When I was little I used to think there was a country called “Orientar” (where the Three Kings came from). I also thought St. Mary was really fat, based (honestly!) on the phrase “round yon virgin.” (That latter doesn’t really count, I guess, as it’s a case of the words being misinterpreted, not misheard.) In the Beatles’ “Back in the USSR,” I only recently learned that the singer flew with a paper back on his knees rather than a paperback. What are your favorites?
BTW, I sing a lot of karaoke, and I find sometimes that the same song will have slightly different lyrics in the subtitles of one disc vs. another. E.g., in “Zoot Suit Riot,” sometimes it’s “Fat cat came to play, now I want to swing you down,” and sometimes “want to swing you dove” and I don’t even know which is correct (but the latter at least rhymes with the next line, “Now you sailors know where your women come for love”). Have you ever had that experience?
I have heard this sung not once, not twice, but thrice - instead of “dark sacred night” in the second verse of What a Wonderful World, many seem content with the logic of “dogs say goodnight”.
Slightly off topic, but I often suffer these at the shop. I hear something like “ten seventeen” when the til person said “ten seventy”. I got the oddest look when I handed over a twenty pound note and a twenty pence piece, thinking I was doing her a favour by making the change £10.03 instead of £9.73.
It was my turn to have a funny look when my change turned out to be £9.50
Chap I used to work with, lovely bloke, his whole life was Jimi Hendrix. Just mad on Hendrix - knew everything about him, could explain very nuance of his playing, a real encyclopedia of Hendrixology. Except this lyrics - virtually every lyric he’d quote was a mondegreen - my favourite, and he resisted correction on this for hours, was from “House Burning Down” was “well, I asked my friend, where was that tax book coming from…”.
His total mis-hearing of the lyrics of Neil young’s “After The Goldrush” was also hilarious, as I recall.
That’s weird because the actual lyrics are “I want to swing you done,” which emphasizes the sexual subtext moreso than either of those options. “I want to swing you done,” i.e.: I’ll give you more loving than your sailor can.
My mondegreen is the same as AmericanMaid’s mother.
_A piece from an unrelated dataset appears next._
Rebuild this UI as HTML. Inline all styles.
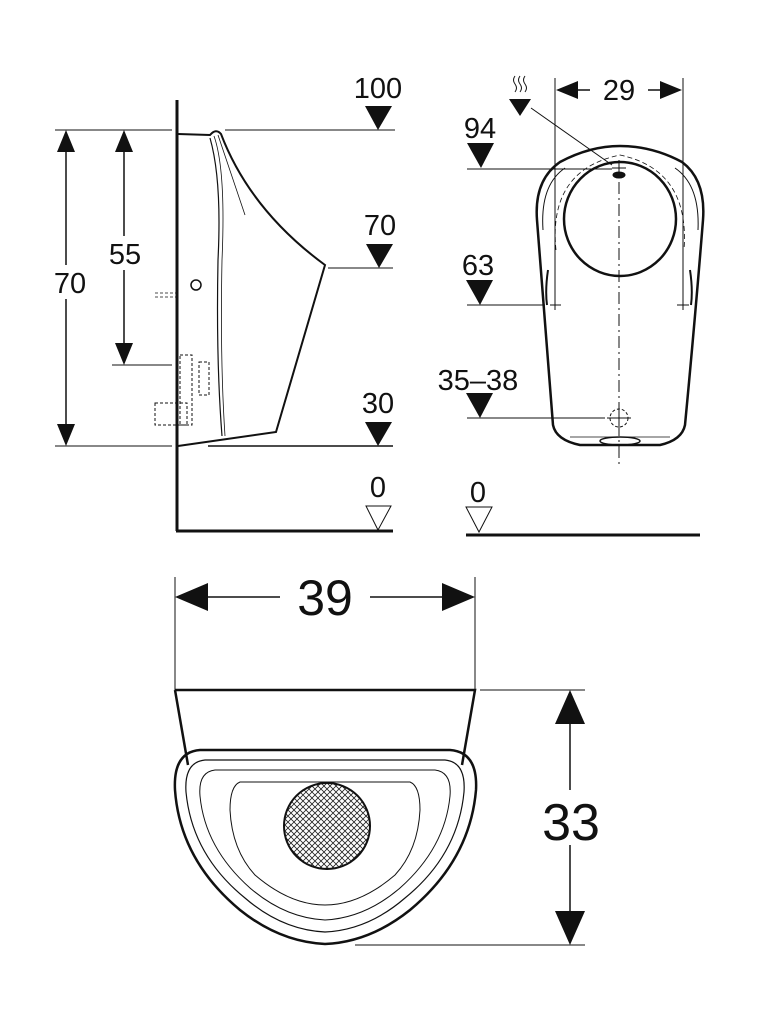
<!DOCTYPE html>
<html><head><style>html,body{margin:0;padding:0;background:#fff}svg{display:block}text{font-family:"Liberation Sans",sans-serif;fill:#111}</style></head>
<body>
<svg width="769" height="1024" viewBox="0 0 769 1024" xmlns="http://www.w3.org/2000/svg" stroke="#111" fill="none">
<defs>
<pattern id="h" width="6" height="6" patternUnits="userSpaceOnUse"><path d="M0 0L6 6M6 0L0 6" stroke="#222" stroke-width="0.8"/></pattern>
</defs>
<!-- SIDE VIEW -->
<line x1="177" y1="100" x2="177" y2="531" stroke-width="3"/>
<line x1="176" y1="531" x2="393" y2="531" stroke-width="3"/>
<line x1="55" y1="130" x2="172" y2="130" stroke-width="1"/>
<line x1="225" y1="130" x2="395" y2="130" stroke-width="1"/>
<line x1="328" y1="268" x2="393" y2="268" stroke-width="1"/>
<line x1="208" y1="446" x2="393" y2="446" stroke-width="1.5"/>
<line x1="55" y1="446" x2="172" y2="446" stroke-width="1"/>
<line x1="112" y1="365" x2="172" y2="365" stroke-width="1"/>
<line x1="66" y1="150" x2="66" y2="428" stroke-width="1.5"/>
<path d="M66 130L57 152H75Z M66 446L57 424H75Z" fill="#111" stroke="none"/>
<line x1="124" y1="150" x2="124" y2="345" stroke-width="1.5"/>
<path d="M124 130L115 152H133Z M124 365L115 343H133Z" fill="#111" stroke="none"/>
<rect x="50" y="265" width="42" height="34" fill="#fff" stroke="none"/>
<text x="70" y="293" font-size="29" text-anchor="middle" stroke="none">70</text>
<rect x="102" y="236" width="44" height="34" fill="#fff" stroke="none"/>
<text x="125" y="264" font-size="29" text-anchor="middle" stroke="none">55</text>
<text x="378" y="98" font-size="29" text-anchor="middle" stroke="none">100</text>
<path d="M365 106H392L378 130Z" fill="#111" stroke="none"/>
<text x="380" y="235" font-size="29" text-anchor="middle" stroke="none">70</text>
<path d="M366 244H393L379 268Z" fill="#111" stroke="none"/>
<text x="378" y="413" font-size="29" text-anchor="middle" stroke="none">30</text>
<path d="M365 422H392L378 446Z" fill="#111" stroke="none"/>
<text x="378" y="497" font-size="29" text-anchor="middle" stroke="none">0</text>
<path d="M366 506H391L378 530Z" stroke-width="1"/>
<path d="M178 134L210 135Q216 128 221 134Q250 210 325 265L276 432L178 446" stroke-width="2"/>
<path d="M210 138Q222 180 218 260Q216 360 222 436" stroke-width="1.2"/>
<path d="M214 136Q226 170 222 260Q220 360 225 436" stroke-width="0.8"/>
<path d="M218 135Q240 200 245 215" stroke-width="0.8"/>
<circle cx="196" cy="285" r="5" stroke-width="1.5"/>
<path d="M155 293H176M155 297H176" stroke-width="0.8" stroke-dasharray="3,2"/>
<rect x="180" y="355" width="12" height="70" stroke-width="1" stroke-dasharray="3,2"/>
<rect x="199" y="362" width="10" height="33" stroke-width="1" stroke-dasharray="3,2"/>
<rect x="155" y="403" width="32" height="22" stroke-width="1" stroke-dasharray="3,2"/>
<!-- FRONT VIEW -->
<line x1="555" y1="78" x2="555" y2="305" stroke-width="1"/>
<line x1="683" y1="78" x2="683" y2="305" stroke-width="1"/>
<line x1="575" y1="90" x2="590" y2="90" stroke-width="1.5"/>
<line x1="648" y1="90" x2="663" y2="90" stroke-width="1.5"/>
<path d="M556 90L578 81V99Z M682 90L660 81V99Z" fill="#111" stroke="none"/>
<text x="619" y="100" font-size="29" text-anchor="middle" stroke="none">29</text>
<path d="M515 76q-3 4 0 8t0 8M520 76q-3 4 0 8t0 8M525 76q-3 4 0 8t0 8" stroke-width="1"/>
<path d="M509 99H531L520 116Z" fill="#111" stroke="none"/>
<line x1="531" y1="108" x2="612" y2="165" stroke-width="1"/>
<text x="480" y="138" font-size="29" text-anchor="middle" stroke="none">94</text>
<path d="M467 143H494L481 168Z" fill="#111" stroke="none"/>
<line x1="467" y1="169" x2="612" y2="169" stroke-width="1"/>
<text x="478" y="275" font-size="29" text-anchor="middle" stroke="none">63</text>
<path d="M466 280H493L480 305Z" fill="#111" stroke="none"/>
<line x1="467" y1="305" x2="545" y2="305" stroke-width="1"/>
<text x="478" y="390" font-size="29" text-anchor="middle" stroke="none">35–38</text>
<path d="M466 393H493L480 418Z" fill="#111" stroke="none"/>
<line x1="467" y1="418" x2="605" y2="418" stroke-width="1"/>
<text x="478" y="502" font-size="29" text-anchor="middle" stroke="none">0</text>
<path d="M466 507H492L479 532Z" stroke-width="1"/>
<line x1="466" y1="535" x2="700" y2="535" stroke-width="3"/>
<path d="M553 425Q545 320 537 220Q534 180 560 162Q590 146 620 146Q652 146 682 162Q706 180 703 220Q695 320 685 425Q682 440 660 445L580 445Q556 440 553 425Z" stroke-width="2.5"/>
<path d="M543 230Q540 185 565 168M698 230Q700 185 675 168" stroke-width="1"/>
<path d="M547 305Q545 290 548 270M691 305Q693 290 690 270" stroke-width="2"/>
<ellipse cx="620" cy="219" rx="56" ry="57" stroke-width="2.5"/>
<path d="M556 250Q548 170 620 155Q690 170 684 250" stroke-width="0.8" stroke-dasharray="5,3"/>
<ellipse cx="620" cy="441" rx="20" ry="4" stroke-width="1.5"/>
<line x1="570" y1="437" x2="670" y2="437" stroke-width="0.8"/>
<line x1="619" y1="160" x2="619" y2="465" stroke-width="1" stroke-dasharray="12,4,2,4"/>
<path d="M612 168H626M619 162V176M550 305H561M555 300V310M677 305H689M683 300V310M607 418H631M619 406V430" stroke-width="1"/>
<ellipse cx="619" cy="175" rx="6" ry="3" fill="#111"/>
<circle cx="619" cy="418" r="9" stroke-width="1" stroke-dasharray="3,2"/>
<!-- BOTTOM VIEW -->
<line x1="175" y1="577" x2="175" y2="690" stroke-width="1"/>
<line x1="475" y1="577" x2="475" y2="690" stroke-width="1"/>
<line x1="200" y1="597" x2="280" y2="597" stroke-width="1.5"/>
<line x1="370" y1="597" x2="450" y2="597" stroke-width="1.5"/>
<path d="M175 597L208 583V611Z M475 597L442 583V611Z" fill="#111" stroke="none"/>
<text x="325" y="615" font-size="50" text-anchor="middle" stroke="none">39</text>
<path d="M175 690H475L462 765M175 690L188 765" stroke-width="2.5"/>
<line x1="480" y1="690" x2="585" y2="690" stroke-width="1"/>
<line x1="355" y1="945" x2="585" y2="945" stroke-width="1"/>
<line x1="570" y1="720" x2="570" y2="915" stroke-width="1.5"/>
<path d="M570 690L555 724H585Z M570 945L555 911H585Z" fill="#111" stroke="none"/>
<rect x="535" y="790" width="70" height="55" fill="#fff" stroke="none"/>
<text x="571" y="840" font-size="52" text-anchor="middle" stroke="none">33</text>
<path d="M200 750H450Q478 752 476 790Q470 860 410 910Q370 942 325 944Q280 942 240 910Q180 860 175 790Q173 752 200 750Z" stroke-width="2.5"/>
<path d="M205 760H445Q466 762 464 792Q458 855 405 898Q368 930 325 932Q282 930 245 898Q192 855 186 792Q184 762 205 760Z" stroke-width="1.2"/>
<path d="M215 770H435Q452 772 450 796Q445 848 400 888Q365 918 325 920Q285 918 250 888Q205 848 200 796Q198 772 215 770Z" stroke-width="1"/>
<path d="M240 782H410Q420 786 420 810Q418 850 395 875Q360 905 325 905Q290 905 255 875Q232 850 230 810Q230 786 240 782Z" stroke-width="1"/>
<circle cx="327" cy="826" r="43" fill="url(#h)" stroke-width="2"/>
</svg>
</body></html>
It’s so hard to tell with Alanis that I didn’t question the logic.
Not my favorite, just the most recent:
Gwen Stefani singing “ain’t no harm in that girl” instead of “ain’t no holla-back girl”.
How the heck would I know what a “holla-back girl” is???
At least I didn’t think it was “ain’t no Harlem black girl” like someone else on the board.
Heh, my husband had the same one, too. We heard the song on the radio, and he said, “What kind of bear? A cross-eyed bear?” I’m glad I wasn’t driving, because I was hysterically laughing in the back seat!